Auschwitz-Prozess: Für die bundesdeutsche Justiz ist das Nürnberger Tribunal kein Maßstab
Zeitgeschichte 1963 20 Jahre nach dem Zusammenbruch des NS-Staates gibt es 1963-65 in Frankfurt/Main einen Prozess, bei dem Angehörige des Wachpersonals aus dem KZ Auschwitz angeklagt sind. Die Adenauer-Regierung wollte NS-Täter integrieren, nicht bestrafen
Die Angeklagten Wilhelm Burger, Josef Erber, Gerhard Neubert (vordere Reihe v.l.n.r.)
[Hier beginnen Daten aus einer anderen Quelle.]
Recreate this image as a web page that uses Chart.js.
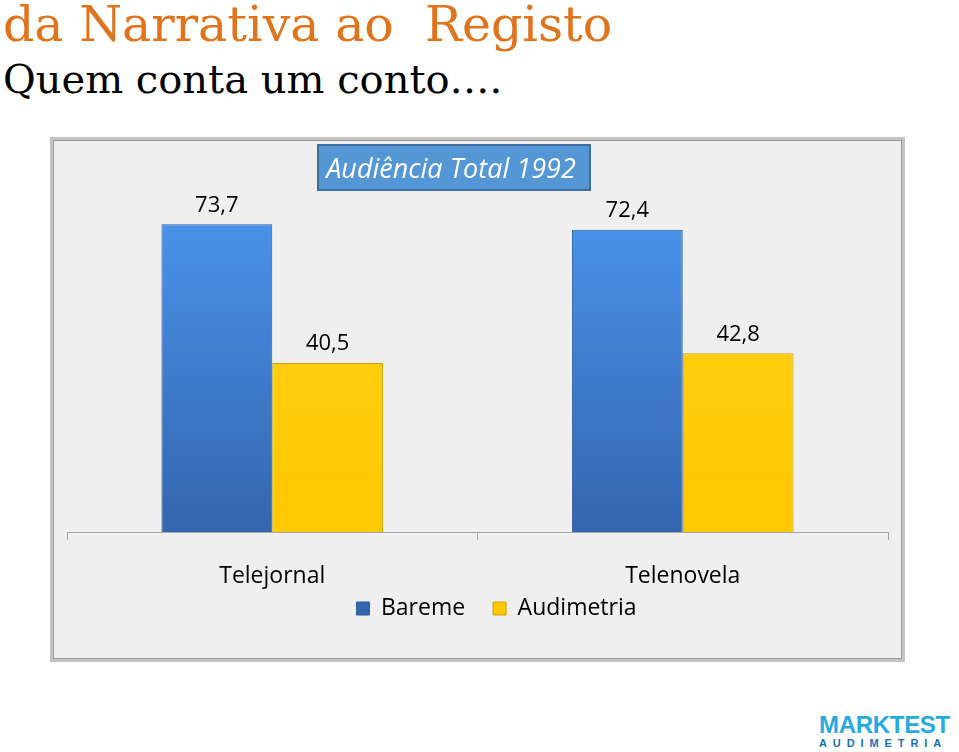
<!DOCTYPE html>
<html lang="pt">
<head>
<meta charset="UTF-8">
<title>da Narrativa ao Registo</title>
<script src="https://cdn.jsdelivr.net/npm/chart.js@4"></script>
<style>
  body { margin: 0; background: #fff; width: 959px; height: 752px; position: relative; overflow: hidden; }
  h1 { position: absolute; left: 3px; top: 0; margin: 0; font: normal 49px/49px "DejaVu Serif", serif; color: #e0741c; white-space: pre; }
  h2 { position: absolute; left: 3px; top: 59px; margin: 0; font: normal 40px/40px "DejaVu Serif", serif; color: #000; }
  #box { position: absolute; left: 50px; top: 137px; width: 849px; height: 519px; background: #efefef;
         border: 3px solid #c4c4c4; box-shadow: inset 0 0 0 1px #9a9a9a; }
  #logo { position: absolute; left: 819px; top: 713px; font-family: "Liberation Sans", Arial, sans-serif; font-weight: bold; }
  #logo .m { color: #27a9e1; font-size: 24px; line-height: 24px; letter-spacing: -0.3px; }
  #logo .a { color: #1b6fb5; font-size: 11px; line-height: 12px; letter-spacing: 5.9px; }
</style>
</head>
<body>
<h1>da Narrativa ao  Registo</h1>
<h2>Quem conta um conto….</h2>
<div id="box"><canvas id="chart" width="849" height="519"></canvas></div>
<div id="logo"><div class="m">MARKTEST</div><div class="a">AUDIMETRIA</div></div>
<script>
  const categories = ['Telejornal', 'Telenovela'];
  const bareme = [73.7, 72.4];
  const audimetria = [40.5, 42.8];
  const chartTitle = 'Audiência Total 1992';

  function grad(c, top, bottom) {
    const area = c.chart.chartArea;
    if (!area) return top;
    const g = c.chart.ctx.createLinearGradient(0, area.top, 0, area.bottom);
    g.addColorStop(0, top);
    g.addColorStop(1, bottom);
    return g;
  }

  // value labels above the bars (decimal comma) + category names under the x axis
  const textLabels = {
    id: 'textLabels',
    afterDatasetsDraw(chart) {
      const ctx = chart.ctx;
      const xs = chart.scales.x;
      ctx.save();
      ctx.fillStyle = '#000';
      ctx.textAlign = 'center';
      ctx.textBaseline = 'bottom';
      ctx.font = '22px "Open Sans", sans-serif';
      chart.data.datasets.forEach((ds, i) => {
        chart.getDatasetMeta(i).data.forEach((bar, j) => {
          ctx.fillText(ds.data[j].toFixed(1).replace('.', ','), bar.x, bar.y - 8);
        });
      });
      ctx.textBaseline = 'middle';
      ctx.font = '23px "Open Sans", sans-serif';
      chart.data.labels.forEach((lab, i) => {
        ctx.fillText(lab, xs.getPixelForValue(i), xs.top + 44);
      });
      ctx.restore();
    }
  };

  // title drawn in a blue box
  const titleBox = {
    id: 'titleBox',
    afterDraw(chart) {
      const ctx = chart.ctx;
      const x = 265, y = 5, w = 272, h = 45;
      ctx.save();
      ctx.fillStyle = '#5596d4';
      ctx.fillRect(x, y, w, h);
      ctx.lineWidth = 2;
      ctx.strokeStyle = '#3f6f9e';
      ctx.strokeRect(x, y, w, h);
      ctx.fillStyle = '#fff';
      ctx.font = 'italic 27px "Open Sans", sans-serif';
      ctx.textAlign = 'center';
      ctx.textBaseline = 'middle';
      ctx.fillText(chartTitle, x + w / 2 - 3, y + h / 2 + 3);
      ctx.restore();
    }
  };

  // the legend sits a little right of centre in the original
  const legendShift = {
    id: 'legendShift',
    afterLayout(chart) {
      chart.legend.left += 19;
      chart.legend.right += 19;
    }
  };

  new Chart(document.getElementById('chart'), {
    type: 'bar',
    data: {
      labels: categories,
      datasets: [{
        label: 'Bareme',
        data: bareme,
        backgroundColor: c => grad(c, '#4b95ee', '#3465ae'),
        borderColor: '#2d5d9c',
        borderWidth: 1
      }, {
        label: 'Audimetria',
        data: audimetria,
        backgroundColor: c => grad(c, '#ffd31c', '#ffc800'),
        borderColor: '#c9a200',
        borderWidth: 1
      }]
    },
    options: {
      responsive: false,
      animation: false,
      layout: { padding: { left: 14, right: 14, top: 58, bottom: 29 } },
      datasets: { bar: { barPercentage: 1, categoryPercentage: 0.54 } },
      scales: {
        x: {
          afterFit: s => { s.height = 37; },
          grid: { offset: true, drawOnChartArea: false, color: '#a6a6a6', tickLength: 8 },
          border: { color: '#a6a6a6' },
          ticks: { display: false }
        },
        y: { display: false, min: 0, max: 80 }
      },
      plugins: {
        legend: {
          position: 'bottom',
          labels: {
            color: '#000',
            boxWidth: 13,
            boxHeight: 13,
            padding: 28,
            font: { family: '"Open Sans", sans-serif', size: 23 }
          }
        },
        tooltip: { enabled: false }
      }
    },
    plugins: [textLabels, titleBox, legendShift]
  });
</script>
</body>
</html>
Foto: Roland Witschel / picture-alliance / dpa
Was in Auschwitz geschah, war so ungeheuerlich, dass es der rechtlichen Beurteilung und Ahndung spottete. Von vornherein stand die Frage im Raum, ob nach geltendem Recht verfahren werden könne, das für eine solche Hölle nicht geschaffen worden war. Sollte neues Recht gesetzt werden? Dann musste es rückwirkend gültig sein, was der tradierten Rechtsauffassung widersprach.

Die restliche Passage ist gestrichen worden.